>> begin
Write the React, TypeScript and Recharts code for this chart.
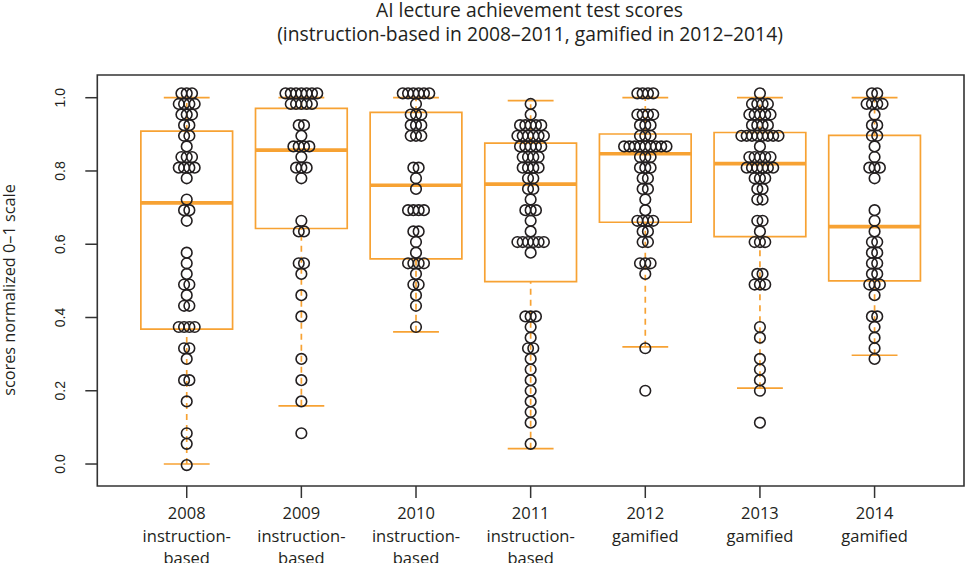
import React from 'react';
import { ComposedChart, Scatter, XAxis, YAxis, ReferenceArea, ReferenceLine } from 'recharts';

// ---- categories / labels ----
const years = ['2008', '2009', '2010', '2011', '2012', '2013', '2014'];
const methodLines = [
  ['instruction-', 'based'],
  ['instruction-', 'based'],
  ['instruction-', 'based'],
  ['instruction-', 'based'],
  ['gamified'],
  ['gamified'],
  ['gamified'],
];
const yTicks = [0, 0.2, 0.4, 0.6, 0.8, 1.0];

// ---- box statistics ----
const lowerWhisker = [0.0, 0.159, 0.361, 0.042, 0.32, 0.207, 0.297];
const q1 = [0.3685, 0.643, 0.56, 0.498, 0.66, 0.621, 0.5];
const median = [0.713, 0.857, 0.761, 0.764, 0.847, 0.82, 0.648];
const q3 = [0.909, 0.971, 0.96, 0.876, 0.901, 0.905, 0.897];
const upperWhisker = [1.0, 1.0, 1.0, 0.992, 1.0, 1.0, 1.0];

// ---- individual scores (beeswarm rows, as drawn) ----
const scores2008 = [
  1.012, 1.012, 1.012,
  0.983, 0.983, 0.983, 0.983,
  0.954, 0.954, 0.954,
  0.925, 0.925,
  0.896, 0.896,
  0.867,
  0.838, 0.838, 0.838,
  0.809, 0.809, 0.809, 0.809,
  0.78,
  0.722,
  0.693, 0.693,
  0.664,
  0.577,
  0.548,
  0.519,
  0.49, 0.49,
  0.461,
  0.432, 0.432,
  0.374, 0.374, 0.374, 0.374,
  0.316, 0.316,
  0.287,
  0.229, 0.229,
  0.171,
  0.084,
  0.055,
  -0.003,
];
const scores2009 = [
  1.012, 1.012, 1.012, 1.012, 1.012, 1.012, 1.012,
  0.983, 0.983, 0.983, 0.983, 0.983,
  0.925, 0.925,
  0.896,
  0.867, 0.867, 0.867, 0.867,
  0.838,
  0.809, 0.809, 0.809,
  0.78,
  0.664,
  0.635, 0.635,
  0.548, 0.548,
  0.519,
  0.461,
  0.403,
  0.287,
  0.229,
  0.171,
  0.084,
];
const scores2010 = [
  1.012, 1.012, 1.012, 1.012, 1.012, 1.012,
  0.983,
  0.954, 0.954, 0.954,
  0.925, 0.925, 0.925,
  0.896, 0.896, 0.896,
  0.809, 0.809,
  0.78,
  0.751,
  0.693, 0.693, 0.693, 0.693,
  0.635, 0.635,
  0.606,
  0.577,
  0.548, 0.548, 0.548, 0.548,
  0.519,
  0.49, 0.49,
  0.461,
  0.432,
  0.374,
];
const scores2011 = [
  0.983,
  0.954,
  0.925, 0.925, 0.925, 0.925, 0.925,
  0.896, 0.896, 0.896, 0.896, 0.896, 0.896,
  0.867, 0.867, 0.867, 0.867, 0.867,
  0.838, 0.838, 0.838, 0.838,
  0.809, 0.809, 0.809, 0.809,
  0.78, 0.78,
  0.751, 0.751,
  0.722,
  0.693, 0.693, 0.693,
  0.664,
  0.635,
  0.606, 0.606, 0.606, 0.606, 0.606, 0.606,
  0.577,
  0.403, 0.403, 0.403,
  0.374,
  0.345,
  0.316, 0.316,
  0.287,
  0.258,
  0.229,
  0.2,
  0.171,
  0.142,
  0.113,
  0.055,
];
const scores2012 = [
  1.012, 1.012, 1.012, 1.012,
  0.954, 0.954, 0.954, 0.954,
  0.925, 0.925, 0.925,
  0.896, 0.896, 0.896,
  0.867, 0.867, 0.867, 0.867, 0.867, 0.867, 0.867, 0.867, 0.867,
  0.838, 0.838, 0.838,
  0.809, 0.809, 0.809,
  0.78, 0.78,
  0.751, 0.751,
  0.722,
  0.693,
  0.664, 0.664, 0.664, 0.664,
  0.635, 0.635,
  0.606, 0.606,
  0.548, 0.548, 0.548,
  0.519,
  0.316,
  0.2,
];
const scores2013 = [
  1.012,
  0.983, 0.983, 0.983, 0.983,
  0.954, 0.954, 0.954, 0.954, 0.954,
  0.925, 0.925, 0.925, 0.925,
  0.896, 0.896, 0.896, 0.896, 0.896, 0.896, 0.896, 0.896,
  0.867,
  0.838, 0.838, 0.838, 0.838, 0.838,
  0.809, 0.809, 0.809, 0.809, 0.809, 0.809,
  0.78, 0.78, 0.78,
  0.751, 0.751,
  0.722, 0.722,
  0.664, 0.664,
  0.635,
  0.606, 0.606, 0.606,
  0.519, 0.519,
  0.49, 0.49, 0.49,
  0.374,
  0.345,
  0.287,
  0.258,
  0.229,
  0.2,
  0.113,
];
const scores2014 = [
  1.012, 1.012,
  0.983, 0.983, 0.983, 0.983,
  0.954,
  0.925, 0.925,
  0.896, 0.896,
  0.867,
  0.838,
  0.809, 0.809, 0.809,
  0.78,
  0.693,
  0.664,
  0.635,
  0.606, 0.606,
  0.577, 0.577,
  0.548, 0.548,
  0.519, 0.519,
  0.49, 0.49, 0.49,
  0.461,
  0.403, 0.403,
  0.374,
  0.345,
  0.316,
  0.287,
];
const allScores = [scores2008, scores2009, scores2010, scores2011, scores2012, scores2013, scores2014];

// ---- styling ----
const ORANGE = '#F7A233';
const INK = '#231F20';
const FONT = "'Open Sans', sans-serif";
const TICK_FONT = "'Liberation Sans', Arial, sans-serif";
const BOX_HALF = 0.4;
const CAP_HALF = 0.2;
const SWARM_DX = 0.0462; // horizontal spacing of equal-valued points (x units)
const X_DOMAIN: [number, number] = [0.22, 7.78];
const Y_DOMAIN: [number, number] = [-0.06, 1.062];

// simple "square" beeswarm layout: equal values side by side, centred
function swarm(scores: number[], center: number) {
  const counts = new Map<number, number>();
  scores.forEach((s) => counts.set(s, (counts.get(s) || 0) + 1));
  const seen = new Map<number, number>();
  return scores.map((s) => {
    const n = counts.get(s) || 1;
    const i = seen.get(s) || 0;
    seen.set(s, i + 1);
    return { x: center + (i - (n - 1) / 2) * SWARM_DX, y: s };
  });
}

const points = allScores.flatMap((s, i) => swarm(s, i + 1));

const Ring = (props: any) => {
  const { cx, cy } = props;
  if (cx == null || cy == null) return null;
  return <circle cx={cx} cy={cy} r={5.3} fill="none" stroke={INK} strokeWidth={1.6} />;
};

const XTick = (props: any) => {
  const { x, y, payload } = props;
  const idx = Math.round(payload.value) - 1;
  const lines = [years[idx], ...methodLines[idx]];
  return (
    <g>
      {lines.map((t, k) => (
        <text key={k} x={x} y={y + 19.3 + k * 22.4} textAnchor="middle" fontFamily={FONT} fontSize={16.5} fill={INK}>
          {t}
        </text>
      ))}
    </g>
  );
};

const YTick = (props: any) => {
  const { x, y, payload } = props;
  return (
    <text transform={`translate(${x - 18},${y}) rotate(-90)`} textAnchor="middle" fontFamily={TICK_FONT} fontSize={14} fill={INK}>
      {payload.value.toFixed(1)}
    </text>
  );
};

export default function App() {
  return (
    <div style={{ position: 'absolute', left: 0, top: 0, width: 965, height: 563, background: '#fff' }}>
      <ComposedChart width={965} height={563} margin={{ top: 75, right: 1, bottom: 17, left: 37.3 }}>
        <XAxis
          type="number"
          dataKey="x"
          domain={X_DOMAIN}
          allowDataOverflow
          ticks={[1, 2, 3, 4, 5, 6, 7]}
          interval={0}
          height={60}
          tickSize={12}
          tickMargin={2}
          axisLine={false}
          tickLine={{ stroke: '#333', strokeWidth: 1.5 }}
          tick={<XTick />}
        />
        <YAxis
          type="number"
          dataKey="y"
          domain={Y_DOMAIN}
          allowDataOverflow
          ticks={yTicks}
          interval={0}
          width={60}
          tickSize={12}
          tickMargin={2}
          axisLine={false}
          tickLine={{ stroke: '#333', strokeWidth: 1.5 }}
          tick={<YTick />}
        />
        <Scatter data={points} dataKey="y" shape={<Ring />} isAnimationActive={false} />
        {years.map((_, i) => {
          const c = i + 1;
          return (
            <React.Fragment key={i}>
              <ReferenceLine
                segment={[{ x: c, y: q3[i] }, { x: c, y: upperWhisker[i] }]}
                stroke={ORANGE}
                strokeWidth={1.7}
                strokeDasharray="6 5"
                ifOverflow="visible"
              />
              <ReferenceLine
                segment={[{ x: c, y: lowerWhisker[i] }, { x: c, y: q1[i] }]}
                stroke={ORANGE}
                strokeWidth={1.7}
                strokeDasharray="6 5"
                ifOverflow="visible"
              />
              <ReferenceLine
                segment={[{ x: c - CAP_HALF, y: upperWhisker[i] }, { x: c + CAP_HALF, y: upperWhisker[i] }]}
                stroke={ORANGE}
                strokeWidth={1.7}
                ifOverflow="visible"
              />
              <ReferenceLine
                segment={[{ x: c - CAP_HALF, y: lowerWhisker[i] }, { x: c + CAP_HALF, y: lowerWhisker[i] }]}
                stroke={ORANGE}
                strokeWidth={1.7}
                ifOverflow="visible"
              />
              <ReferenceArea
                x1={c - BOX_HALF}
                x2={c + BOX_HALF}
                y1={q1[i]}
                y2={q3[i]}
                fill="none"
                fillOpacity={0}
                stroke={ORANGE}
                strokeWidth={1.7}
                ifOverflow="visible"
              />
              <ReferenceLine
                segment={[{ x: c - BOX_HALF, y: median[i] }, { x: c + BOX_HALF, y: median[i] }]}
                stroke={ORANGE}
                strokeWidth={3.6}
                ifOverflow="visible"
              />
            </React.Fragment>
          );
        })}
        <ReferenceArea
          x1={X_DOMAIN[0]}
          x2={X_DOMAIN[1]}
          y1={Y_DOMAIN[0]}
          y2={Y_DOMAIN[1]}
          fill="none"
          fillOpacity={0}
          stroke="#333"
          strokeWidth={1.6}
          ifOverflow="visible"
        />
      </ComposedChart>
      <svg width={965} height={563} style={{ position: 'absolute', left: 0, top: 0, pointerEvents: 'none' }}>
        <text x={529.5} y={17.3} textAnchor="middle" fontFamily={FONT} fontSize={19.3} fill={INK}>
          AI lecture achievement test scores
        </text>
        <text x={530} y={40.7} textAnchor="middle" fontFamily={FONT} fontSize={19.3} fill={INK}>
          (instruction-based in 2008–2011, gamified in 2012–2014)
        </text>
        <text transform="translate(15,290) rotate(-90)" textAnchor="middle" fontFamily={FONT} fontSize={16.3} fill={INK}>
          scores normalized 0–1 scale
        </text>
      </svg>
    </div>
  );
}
>> end
Extract every line containing the string "React" from the material.

Write the React, TypeScript and Recharts code for this chart.
import React from 'react';
            <React.Fragment key={i}>
            </React.Fragment>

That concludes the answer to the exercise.